To make it look easy and natural, Astaire spent weeks in rehearsal on his dance numbers, and he insisted that directors shoot him so his whole body could be seen in the frame. There wasn't to be any cheating. They didn't have to fix it in the editing because it was already fixed in rehearsal.

When it all fell into place, it felt just right, and everyone probably has a personal favorite Astaire moment. For many it's the piquant "Never Gonna Dance" number from "Swing Time," for others the brooding "Let's Face the Music and Dance" from "Follow the Fleet." In the otherwise undistinguished "The Sky's the Limit," Astaire danced the dramatic monologue "One for My Baby," which ends with his smashing the glassware and mirrors behind a bar in angry desperation. "You'd never know it," he sang to the bartender, "but buddy, I'm a kind of poet, and I've got a lot of things to say."

But you would know it. He was a kind of poet.
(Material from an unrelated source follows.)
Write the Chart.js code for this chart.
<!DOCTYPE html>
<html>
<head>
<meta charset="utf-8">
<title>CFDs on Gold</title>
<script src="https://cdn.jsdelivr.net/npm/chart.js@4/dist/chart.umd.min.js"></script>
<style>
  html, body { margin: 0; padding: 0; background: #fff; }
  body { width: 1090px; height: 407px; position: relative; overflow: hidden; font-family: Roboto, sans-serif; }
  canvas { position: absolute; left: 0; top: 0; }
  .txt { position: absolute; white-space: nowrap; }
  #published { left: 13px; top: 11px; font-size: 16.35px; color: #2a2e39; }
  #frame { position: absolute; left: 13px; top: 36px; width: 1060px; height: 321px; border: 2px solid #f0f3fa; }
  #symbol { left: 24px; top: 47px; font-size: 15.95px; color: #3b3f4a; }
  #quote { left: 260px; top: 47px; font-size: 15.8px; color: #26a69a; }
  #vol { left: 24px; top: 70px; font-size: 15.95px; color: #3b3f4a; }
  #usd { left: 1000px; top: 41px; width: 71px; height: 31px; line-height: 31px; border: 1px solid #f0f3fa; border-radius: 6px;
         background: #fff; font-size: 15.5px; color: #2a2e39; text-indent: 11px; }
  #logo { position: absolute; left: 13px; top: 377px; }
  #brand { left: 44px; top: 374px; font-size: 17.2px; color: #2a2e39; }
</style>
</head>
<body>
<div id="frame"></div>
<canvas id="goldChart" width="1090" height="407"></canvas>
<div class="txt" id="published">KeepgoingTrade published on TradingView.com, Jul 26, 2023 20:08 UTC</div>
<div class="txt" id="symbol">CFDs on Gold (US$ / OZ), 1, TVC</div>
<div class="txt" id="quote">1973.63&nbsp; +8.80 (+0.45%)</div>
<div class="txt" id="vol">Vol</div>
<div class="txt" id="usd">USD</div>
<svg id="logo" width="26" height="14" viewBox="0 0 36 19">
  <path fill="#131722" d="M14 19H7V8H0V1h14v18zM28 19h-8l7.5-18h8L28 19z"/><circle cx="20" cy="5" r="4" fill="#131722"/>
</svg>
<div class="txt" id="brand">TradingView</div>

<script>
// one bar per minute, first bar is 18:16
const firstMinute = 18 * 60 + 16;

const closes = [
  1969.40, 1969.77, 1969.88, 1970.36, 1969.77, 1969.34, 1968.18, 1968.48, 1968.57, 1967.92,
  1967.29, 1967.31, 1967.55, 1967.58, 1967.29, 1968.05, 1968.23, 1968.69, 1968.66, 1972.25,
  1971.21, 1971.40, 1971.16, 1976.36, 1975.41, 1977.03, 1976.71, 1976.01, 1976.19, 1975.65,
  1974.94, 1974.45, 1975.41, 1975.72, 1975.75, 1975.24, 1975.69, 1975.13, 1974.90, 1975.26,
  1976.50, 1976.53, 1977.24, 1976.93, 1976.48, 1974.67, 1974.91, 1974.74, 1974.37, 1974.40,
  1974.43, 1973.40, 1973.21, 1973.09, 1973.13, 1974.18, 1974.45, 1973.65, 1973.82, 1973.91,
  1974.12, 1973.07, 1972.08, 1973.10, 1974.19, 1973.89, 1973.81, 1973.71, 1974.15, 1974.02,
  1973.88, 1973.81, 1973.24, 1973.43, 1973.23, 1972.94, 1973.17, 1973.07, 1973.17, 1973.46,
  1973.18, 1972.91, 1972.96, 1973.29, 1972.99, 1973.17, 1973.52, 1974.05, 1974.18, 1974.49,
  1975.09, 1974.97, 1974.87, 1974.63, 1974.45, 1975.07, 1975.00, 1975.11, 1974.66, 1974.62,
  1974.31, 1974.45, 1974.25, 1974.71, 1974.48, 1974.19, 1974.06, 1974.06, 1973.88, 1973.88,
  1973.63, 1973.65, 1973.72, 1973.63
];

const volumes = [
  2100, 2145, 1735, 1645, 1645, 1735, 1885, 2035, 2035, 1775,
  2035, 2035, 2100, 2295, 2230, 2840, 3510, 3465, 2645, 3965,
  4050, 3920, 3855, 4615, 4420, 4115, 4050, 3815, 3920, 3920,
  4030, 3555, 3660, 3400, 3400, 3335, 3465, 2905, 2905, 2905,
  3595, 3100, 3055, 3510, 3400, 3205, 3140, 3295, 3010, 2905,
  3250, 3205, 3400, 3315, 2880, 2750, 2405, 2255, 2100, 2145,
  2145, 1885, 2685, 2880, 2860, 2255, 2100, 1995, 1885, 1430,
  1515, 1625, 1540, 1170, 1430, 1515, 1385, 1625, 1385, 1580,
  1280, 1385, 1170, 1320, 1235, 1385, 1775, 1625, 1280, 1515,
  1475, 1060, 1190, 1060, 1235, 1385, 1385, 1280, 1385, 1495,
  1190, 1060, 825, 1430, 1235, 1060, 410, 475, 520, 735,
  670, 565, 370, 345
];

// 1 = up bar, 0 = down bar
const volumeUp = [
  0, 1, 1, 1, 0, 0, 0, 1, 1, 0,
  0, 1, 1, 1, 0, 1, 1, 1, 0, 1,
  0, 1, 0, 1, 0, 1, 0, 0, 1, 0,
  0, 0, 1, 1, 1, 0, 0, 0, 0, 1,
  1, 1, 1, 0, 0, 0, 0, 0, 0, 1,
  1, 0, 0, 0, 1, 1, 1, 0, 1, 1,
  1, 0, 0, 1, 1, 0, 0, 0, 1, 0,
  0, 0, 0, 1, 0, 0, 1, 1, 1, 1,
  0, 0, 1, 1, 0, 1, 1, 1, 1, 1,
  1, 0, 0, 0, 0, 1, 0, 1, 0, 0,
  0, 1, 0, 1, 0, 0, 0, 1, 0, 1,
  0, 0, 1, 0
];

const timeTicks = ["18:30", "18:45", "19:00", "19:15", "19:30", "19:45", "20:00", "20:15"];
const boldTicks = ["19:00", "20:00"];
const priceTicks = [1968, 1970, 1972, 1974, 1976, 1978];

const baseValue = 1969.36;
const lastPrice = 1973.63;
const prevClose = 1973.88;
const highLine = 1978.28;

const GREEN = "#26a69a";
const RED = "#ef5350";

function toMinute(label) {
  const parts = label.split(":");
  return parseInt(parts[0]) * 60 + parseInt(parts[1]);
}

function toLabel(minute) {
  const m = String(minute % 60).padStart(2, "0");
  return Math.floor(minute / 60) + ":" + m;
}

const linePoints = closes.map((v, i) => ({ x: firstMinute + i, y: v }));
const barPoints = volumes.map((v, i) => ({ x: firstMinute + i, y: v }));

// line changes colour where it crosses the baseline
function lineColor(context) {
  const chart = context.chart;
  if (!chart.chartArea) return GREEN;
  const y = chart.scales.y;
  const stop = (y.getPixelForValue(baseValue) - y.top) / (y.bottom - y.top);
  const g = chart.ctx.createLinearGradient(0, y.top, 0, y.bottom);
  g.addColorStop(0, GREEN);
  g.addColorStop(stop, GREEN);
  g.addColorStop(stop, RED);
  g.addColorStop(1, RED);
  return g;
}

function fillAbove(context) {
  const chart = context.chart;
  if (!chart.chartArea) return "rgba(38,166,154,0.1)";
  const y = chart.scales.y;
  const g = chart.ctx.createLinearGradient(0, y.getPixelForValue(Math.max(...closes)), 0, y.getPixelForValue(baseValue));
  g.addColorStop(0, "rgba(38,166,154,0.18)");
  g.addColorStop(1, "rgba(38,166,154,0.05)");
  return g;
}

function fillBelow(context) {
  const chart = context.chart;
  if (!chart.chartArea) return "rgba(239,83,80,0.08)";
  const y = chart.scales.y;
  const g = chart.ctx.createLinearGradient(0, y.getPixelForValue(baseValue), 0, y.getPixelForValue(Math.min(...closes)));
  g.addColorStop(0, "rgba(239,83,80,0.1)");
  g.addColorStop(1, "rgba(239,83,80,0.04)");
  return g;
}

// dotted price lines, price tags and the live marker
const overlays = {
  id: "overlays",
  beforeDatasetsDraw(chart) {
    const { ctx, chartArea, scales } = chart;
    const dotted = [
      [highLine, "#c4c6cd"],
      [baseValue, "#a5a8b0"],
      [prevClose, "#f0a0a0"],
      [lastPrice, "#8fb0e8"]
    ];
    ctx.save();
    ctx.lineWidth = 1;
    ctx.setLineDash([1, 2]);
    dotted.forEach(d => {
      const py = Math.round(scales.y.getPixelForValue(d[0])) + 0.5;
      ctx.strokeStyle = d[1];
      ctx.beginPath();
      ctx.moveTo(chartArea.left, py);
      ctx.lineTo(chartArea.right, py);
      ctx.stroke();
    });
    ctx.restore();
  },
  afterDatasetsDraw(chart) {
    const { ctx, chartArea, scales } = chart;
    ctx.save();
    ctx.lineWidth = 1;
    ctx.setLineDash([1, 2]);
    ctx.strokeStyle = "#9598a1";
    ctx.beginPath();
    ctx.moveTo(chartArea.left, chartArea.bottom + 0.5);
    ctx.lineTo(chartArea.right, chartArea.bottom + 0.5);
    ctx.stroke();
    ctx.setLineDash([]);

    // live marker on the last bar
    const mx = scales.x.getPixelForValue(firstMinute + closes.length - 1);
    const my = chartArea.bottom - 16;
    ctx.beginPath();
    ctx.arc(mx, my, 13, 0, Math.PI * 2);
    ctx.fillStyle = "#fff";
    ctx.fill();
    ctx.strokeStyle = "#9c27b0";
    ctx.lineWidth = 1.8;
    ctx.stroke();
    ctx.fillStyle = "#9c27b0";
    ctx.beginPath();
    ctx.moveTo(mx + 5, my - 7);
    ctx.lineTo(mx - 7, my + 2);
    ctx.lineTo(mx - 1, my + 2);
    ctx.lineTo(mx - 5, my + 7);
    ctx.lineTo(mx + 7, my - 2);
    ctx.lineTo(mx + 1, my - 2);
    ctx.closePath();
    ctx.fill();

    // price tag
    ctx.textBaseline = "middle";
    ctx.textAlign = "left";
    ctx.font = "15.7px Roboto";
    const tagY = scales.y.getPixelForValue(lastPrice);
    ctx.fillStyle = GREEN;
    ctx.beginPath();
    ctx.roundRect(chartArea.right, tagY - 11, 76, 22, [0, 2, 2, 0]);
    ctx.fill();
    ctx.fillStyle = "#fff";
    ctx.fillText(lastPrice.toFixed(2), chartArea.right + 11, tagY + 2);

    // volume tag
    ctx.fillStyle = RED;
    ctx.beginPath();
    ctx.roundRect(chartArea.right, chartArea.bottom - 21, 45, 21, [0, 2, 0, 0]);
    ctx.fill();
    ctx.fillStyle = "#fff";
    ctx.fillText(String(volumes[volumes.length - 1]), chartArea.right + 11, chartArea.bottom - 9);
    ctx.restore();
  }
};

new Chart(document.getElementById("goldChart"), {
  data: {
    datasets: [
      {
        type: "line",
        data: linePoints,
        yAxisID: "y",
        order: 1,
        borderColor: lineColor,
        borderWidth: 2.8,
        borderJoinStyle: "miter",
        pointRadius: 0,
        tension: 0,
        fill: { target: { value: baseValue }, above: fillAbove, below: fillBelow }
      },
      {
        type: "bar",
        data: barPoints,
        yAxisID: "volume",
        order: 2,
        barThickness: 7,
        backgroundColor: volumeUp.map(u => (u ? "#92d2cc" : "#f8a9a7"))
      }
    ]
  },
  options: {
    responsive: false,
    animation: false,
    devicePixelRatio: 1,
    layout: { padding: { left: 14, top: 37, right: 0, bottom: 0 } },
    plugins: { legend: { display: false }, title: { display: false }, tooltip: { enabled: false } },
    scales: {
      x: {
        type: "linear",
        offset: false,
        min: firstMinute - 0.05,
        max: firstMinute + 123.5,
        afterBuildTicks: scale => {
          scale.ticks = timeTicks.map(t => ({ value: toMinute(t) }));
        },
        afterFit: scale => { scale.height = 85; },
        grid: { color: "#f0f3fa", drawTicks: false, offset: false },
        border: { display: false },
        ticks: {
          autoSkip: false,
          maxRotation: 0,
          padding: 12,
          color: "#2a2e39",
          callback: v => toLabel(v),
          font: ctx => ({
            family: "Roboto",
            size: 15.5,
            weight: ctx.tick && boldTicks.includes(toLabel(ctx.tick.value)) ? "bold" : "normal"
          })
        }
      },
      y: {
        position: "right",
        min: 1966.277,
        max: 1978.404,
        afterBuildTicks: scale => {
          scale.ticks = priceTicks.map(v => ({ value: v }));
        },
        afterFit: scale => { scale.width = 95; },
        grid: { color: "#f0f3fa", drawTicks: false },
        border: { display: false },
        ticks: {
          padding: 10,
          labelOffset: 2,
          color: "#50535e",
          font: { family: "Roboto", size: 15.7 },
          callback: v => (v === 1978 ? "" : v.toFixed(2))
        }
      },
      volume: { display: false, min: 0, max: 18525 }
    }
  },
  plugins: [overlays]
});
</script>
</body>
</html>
His range went far beyond suave sophistication, to such priceless encounters as the "Couple of Swells" number with Judy Garland in "Easter Parade" and the comic romp in an amusement park, "Stiff Upper Lip," with George Burns and Gracie Allen in "A Damsel in Distress."

There were many partners besides Rogers: Rita Hayworth, Cyd Charisse, Audrey Hepburn, Leslie Caron, Jane Powell, Joan Fontaine, and, on television, Barrie Chase. In "The Band Wagon," he danced a duet with British music hall star Jack Buchanan, "I Guess I'll Have to Change My Plan," which always quietly manages to bring the house down. In "Royal Wedding," he danced with a hat rack and in "Easter Parade" with a fleet of shoes and ballet slippers.

In "Blue Skies," he danced with multiple images of himself, but even a platoon of special-effects Fred Astaires couldn't outclass Fred Astaire. There was still, always would be, always will be, only one. Some people have style. He was style.

Dramatic roles, in later years, kept him busy. His was a career of nearly unstoppable longevity. He appeared in a TV movie with Helen Hayes and played such other straight dramatic roles as that of the doomed race car driver in "On the Beach." Even if he didn't dance, the way he walked or jingled the change in his pocket or even turned his head still seemed dancer's movements. You wondered if he was capable of tripping over a rumpled rug, or hitting his thumb with a hammer. He seemed in complete harmony with the elements. The elements could consider themselves flattered.

In the compilation film "That's Entertainment," as preface to a clip from "Broadway Melody of 1940" in which Astaire danced with Eleanor Powell, narrator Frank Sinatra said, "You know, you can wait around and hope, but you'll never see the likes of this again." Together, Fred and Eleanor snapped and crackled across a shiny dance floor while the band played "Begin the Beguine." Maybe, indeed, it never got better than this. Maybe, indeed, it's been all downhill from there.

A reporter, promised a chance to meet Astaire at a New York party to celebrate the premiere of "That's Entertainment, Part Two," was put off all night by publicists until it appeared Astaire was ready to leave. The reporter was allowed to ride with Astaire in an elevator as it dropped the 65 stories down from the Rainbow Room in the RCA Building. Confronted with the legend, the reporter was unable to muster a single intelligible question except, had Fred Astaire enjoyed being Fred Astaire? He smiled and said he had. That seemed reassuring. Millions and millions of frustrated would-be Fred Astaires would like to think he had as wonderful a time as he gave.

In "Top Hat," he had cooed to Ginger, "Oh I'd love to climb a mountain, and to reach the highest peak, but it wouldn't thrill me half as much as dancing cheek to cheek." In the movies since, one has seen armies march, nations fall and worlds collide. Monsters have arrived from other planets and risen up from the deep. Passions have flared and seas parted and kingdoms crumbled.

But it hasn't thrilled us half as much as watching Fred Astaire.